A World Without Planning?

With the approaching Party Conference season and the impending Government Spending Review it is hard to think beyond the planned budget cuts. With most Government departments being told to trim their budgets by at least 25% in the short term, it is interesting to muse on how radical the area of planning could be altered in light of the proposed cuts. Planning is without doubt the clearest policy area where Government, at all tiers, has the strongest direct influence. So if the Coalition Government are to truly 'roll back the State', then what if urban planning were to disappear as a public function?

This is not so outlandish as one might think as the city of Houston demonstrates. In this Texan city of over 2 million people the traditional free market philosophy is subscribed to, with public sector planning (in the form of US 'zoning') seen as a violation of private property rights and individual freedoms. One can imagine public sector planning being termed 'too socialist' in these parts! Qian (2008) provides an excellent study of how Houston has developed as a city with no zoning and the role played by the private sector, as well as neighbourhood residents groups.

In short, the only public sector intervention comes through the planning of infrastructure (such as utilities and transport) and minimum standards on issues including plot size and parking requirements. The onus therefore falls on private covenants which dictate the type of land use and mimick zoning policy to a degree. But not all covenants are enforced and this therefore fails to provide as strong a steer as a city zoning map.

Despite this, Qian finds that Houston displays little difference to a comparative city such as Dallas which is traditionally zoned for land uses. In fact Houston is characterised by a urban form that could easily have been the result of state planning. Whilst not perfect, and still dominated by car-dependency and urban sprawl, the city demonstrates that other bodies and actors can step into the void left by the public sector. Most interestingly, neighbourhood organisations play a strong role in the types and character of land uses in the city.

But unfortunately planning is more than just land use policy - as the current move towards spatial planning demonstrates. The danger is that with a lack of state planning 'joined-up' thinking is overlooked and planning fails to engage with a wide range of parties, especially those vulnerable groups that have little representation or power in the private sector.

So lessons for the UK? Perhaps not.

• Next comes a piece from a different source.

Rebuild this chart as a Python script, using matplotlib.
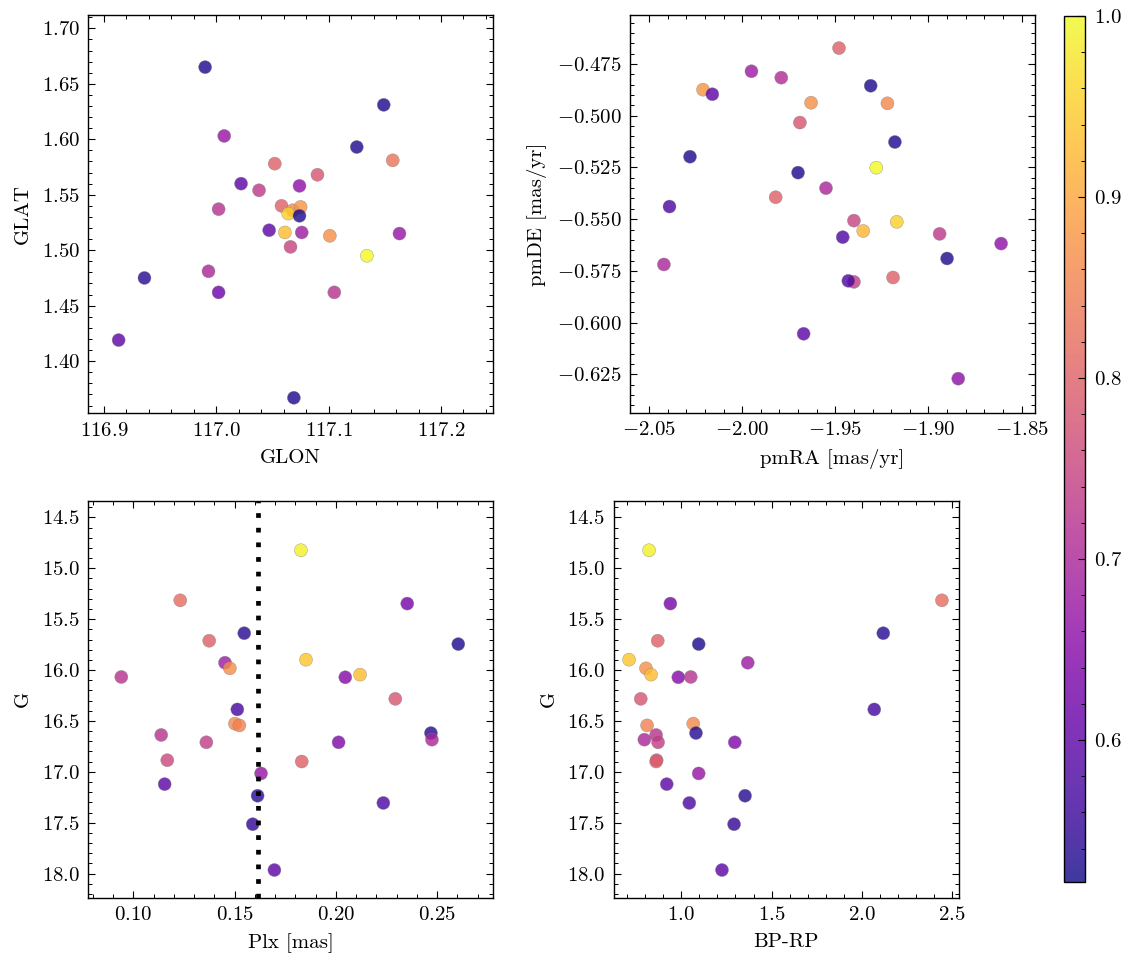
import numpy as np
import matplotlib
matplotlib.use("Agg")
import matplotlib.pyplot as plt
from matplotlib.ticker import AutoMinorLocator

# ---------------- data ----------------
# sky positions (top-left)
glon = [116.990, 117.149, 117.007, 117.125, 117.157, 117.052, 117.090, 117.022,
        117.074, 117.038, 117.058, 117.068, 117.075, 117.002, 117.064, 117.074,
        117.047, 117.061, 117.076, 117.163, 117.101, 117.066, 117.134, 116.993,
        116.936, 117.002, 117.105, 116.913, 117.069]
glat = [1.665, 1.631, 1.603, 1.593, 1.581, 1.578, 1.568, 1.560,
        1.558, 1.554, 1.540, 1.536, 1.539, 1.537, 1.533, 1.531,
        1.518, 1.516, 1.516, 1.515, 1.513, 1.503, 1.495, 1.481,
        1.475, 1.462, 1.462, 1.419, 1.367]
prob_sky = [0.53, 0.53, 0.67, 0.53, 0.83, 0.80, 0.78, 0.60,
            0.66, 0.73, 0.80, 0.86, 0.88, 0.72, 0.95, 0.53,
            0.60, 0.93, 0.68, 0.67, 0.87, 0.75, 1.00, 0.70,
            0.54, 0.62, 0.72, 0.60, 0.53]

# proper motions (top-right)
pmra = [-1.948, -1.995, -1.979, -1.931, -2.021, -2.016, -1.963, -1.922,
        -1.969, -1.918, -2.028, -1.928, -1.970, -1.955, -1.982, -2.039,
        -1.940, -1.917, -1.935, -1.894, -1.946, -1.861, -1.890, -2.042,
        -1.919, -1.940, -1.943, -1.967, -1.884]
pmde = [-0.4673, -0.4785, -0.4816, -0.4855, -0.4874, -0.4896, -0.4937, -0.4940,
        -0.5033, -0.5127, -0.5198, -0.5251, -0.5275, -0.5350, -0.5394, -0.5439,
        -0.5507, -0.5513, -0.5557, -0.5571, -0.5587, -0.5618, -0.5690, -0.5719,
        -0.5782, -0.5803, -0.5798, -0.6054, -0.6271]
prob_pm = [0.80, 0.68, 0.71, 0.53, 0.88, 0.60, 0.87, 0.86,
           0.78, 0.53, 0.53, 1.00, 0.53, 0.70, 0.80, 0.58,
           0.75, 0.95, 0.92, 0.73, 0.58, 0.66, 0.53, 0.70,
           0.80, 0.74, 0.58, 0.60, 0.66]

# photometry / parallax (bottom row, same stars)
plx = [0.1828, 0.1232, 0.2353, 0.1548, 0.2605, 0.1375, 0.1853, 0.1453,
       0.1477, 0.0941, 0.2047, 0.2120, 0.2294, 0.1514, 0.1502, 0.1524,
       0.1138, 0.1361, 0.2014, 0.2470, 0.2475, 0.1168, 0.1832, 0.1631,
       0.1155, 0.1614, 0.2235, 0.1590, 0.1697]
gmag = [14.823, 15.315, 15.347, 15.638, 15.745, 15.712, 15.898, 15.928,
        15.983, 16.068, 16.071, 16.045, 16.283, 16.387, 16.527, 16.544,
        16.638, 16.710, 16.710, 16.619, 16.684, 16.886, 16.899, 17.016,
        17.121, 17.235, 17.306, 17.515, 17.965]
bp_rp = [0.821, 2.444, 0.939, 2.119, 1.096, 0.869, 0.710, 1.368,
         0.804, 1.052, 0.983, 0.832, 0.775, 2.069, 1.066, 0.810,
         0.860, 0.871, 1.296, 1.081, 0.795, 0.863, 0.860, 1.096,
         0.919, 1.353, 1.044, 1.292, 1.225]
prob_phot = [0.99, 0.82, 0.63, 0.54, 0.53, 0.80, 0.94, 0.68,
             0.87, 0.72, 0.65, 0.93, 0.78, 0.57, 0.86, 0.85,
             0.72, 0.74, 0.64, 0.54, 0.70, 0.76, 0.80, 0.67,
             0.60, 0.54, 0.58, 0.55, 0.60]

plx_mean = 0.1614
prob_min, prob_max = 0.5215, 1.0
cbar_ticks = [0.6, 0.7, 0.8, 0.9, 1.0]

# ---------------- style ----------------
plt.rcParams.update({
    "font.family": "serif",
    "font.serif": ["cmr10"],
    "mathtext.fontset": "cm",
    "axes.formatter.use_mathtext": True,
    "axes.unicode_minus": True,
    "font.size": 15,
    "axes.linewidth": 1.0,
    "xtick.direction": "in", "ytick.direction": "in",
    "xtick.top": True, "ytick.right": True,
    "xtick.major.size": 5, "ytick.major.size": 5,
    "xtick.minor.size": 2.8, "ytick.minor.size": 2.8,
    "xtick.major.width": 0.8, "ytick.major.width": 0.8,
    "xtick.minor.width": 0.7, "ytick.minor.width": 0.7,
    "xtick.major.pad": 6, "ytick.major.pad": 6,
    "xtick.minor.visible": True, "ytick.minor.visible": True,
    "xtick.labelsize": 15, "ytick.labelsize": 15,
    "axes.labelsize": 15,
    "axes.labelpad": 7,
})

W, H = 1133, 965
fig = plt.figure(figsize=(W / 100, H / 100), dpi=100)

def box(l, t, r, b):
    return [l / W, (H - b) / H, (r - l) / W, (b - t) / H]

ax1 = fig.add_axes(box(88.3, 15, 492.7, 413.3))
ax2 = fig.add_axes(box(630, 15, 1035, 413))
ax3 = fig.add_axes(box(88.3, 500.5, 492.7, 897.5))
ax4 = fig.add_axes(box(613.7, 500.5, 958.7, 897.5))
cax = fig.add_axes(box(1064.3, 16, 1085.3, 882))

cmap = plt.get_cmap("plasma")
kw = dict(cmap=cmap, vmin=prob_min, vmax=prob_max, s=88, alpha=0.8,
          edgecolors="grey", linewidths=0.3)

sc = ax1.scatter(glon, glat, c=prob_sky, **kw)
ax1.set_xlim(116.886, 117.246)
ax1.set_ylim(1.353, 1.712)
ax1.set_xlabel("GLON")
ax1.set_ylabel("GLAT")
ax1.set_xticks([116.9, 117.0, 117.1, 117.2])

ax2.scatter(pmra, pmde, c=prob_pm, **kw)
ax2.set_xlim(-2.0602, -1.8428)
ax2.set_ylim(-0.6437, -0.4513)
ax2.set_xlabel("pmRA [mas/yr]")
ax2.set_ylabel("pmDE [mas/yr]")
ax2.set_yticks([-0.625, -0.600, -0.575, -0.550, -0.525, -0.500, -0.475])

ax3.scatter(plx, gmag, c=prob_phot, **kw)
ax3.axvline(plx_mean, color="k", lw=3.4, linestyle=(0, (1, 2.1)), zorder=1)
ax3.set_xlim(0.0778, 0.2775)
ax3.set_ylim(18.235, 14.334)
ax3.set_xlabel("Plx [mas]")
ax3.set_ylabel("G")

ax4.scatter(bp_rp, gmag, c=prob_phot, **kw)
ax4.set_xlim(0.625, 2.537)
ax4.set_ylim(18.235, 14.334)
ax4.set_xlabel("BP-RP")
ax4.set_ylabel("G")

for ax in (ax1, ax2, ax3, ax4):
    ax.xaxis.set_minor_locator(AutoMinorLocator())
    ax.yaxis.set_minor_locator(AutoMinorLocator())

cb = fig.colorbar(sc, cax=cax)
cb.set_ticks(cbar_ticks)
cb.ax.yaxis.set_minor_locator(AutoMinorLocator(5))
cb.ax.tick_params(which="both", direction="in")
cb.outline.set_linewidth(1.0)

fig.savefig("out.png", dpi=100)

Despite it's radical overtones regarding the 'age of austerity', I cannot imagine the Coalition Government wholly disbanding the planning system. Houston relies heavily on the covenant system, whereas in the UK covenants are less prevalent. But the idea of communities taking a more proactive role in the planning of a neighbourhood is appealing and has been alluded to by DCLG in the move towards the 'Big Society'.

Qian (2008) World Cities and Urban Form. Routledge: London.

Wednesday, 1 September 2010

Can planners switch countries?

Whilst planning is many things to many people, in essence it is the management of people and places. It requires a strong understanding of place – whether this is the street, the neighbourhood, the city or the country. Professional planners must therefore always work within the rules, regulations and legal framework of a specific country (even if the regulations then diverge between regions and cities). This raises the question of whether planners can easily switch between countries to practice in. Architects commonly have international commissions and open offices in a range of countries. But if a planners’ strength is his/her knowledge of the local ‘planning system’ then how can this be transferred to a new country with alien processes? Whilst some planning systems share similarities in environmental regulation and ‘best practice’, many systems are rooted in the specifics of that locality. Can a UK planner ease into a similar job in France or the USA?

When picking up the phone to a London Planning Department there is a good chance you’ll be met with a broad Antipodean accent – suggesting the move is possible. But this might be something specific to the relationship between the British and Australian planning systems. Urban planning, like many professions in the built environment sector, aims to formulate ‘best practice’ (a horrible term I must admit!) in key areas and these should be transferable between cities of different nations. The promotion of active frontages on the ground floor of buildings is a good idea whether it be Madrid or Manchester.

I think the extent to which planners can switch between countries depends hugely on their specific role within planning. If one is talking about a planner who just provides dry advice on the specifics of the planning system and what is required to obtain planning permission, then perhaps that role is country specific. But if one thinks of a planner as an active agent of change that brings stakeholders together, then this should be a skill that can cross borders. But I fear that planning in Britain is becoming too dominated by the processes and the role of the planner is seen in bureaucratic terms, meaning that the possibilities for cross-border learning are narrowing.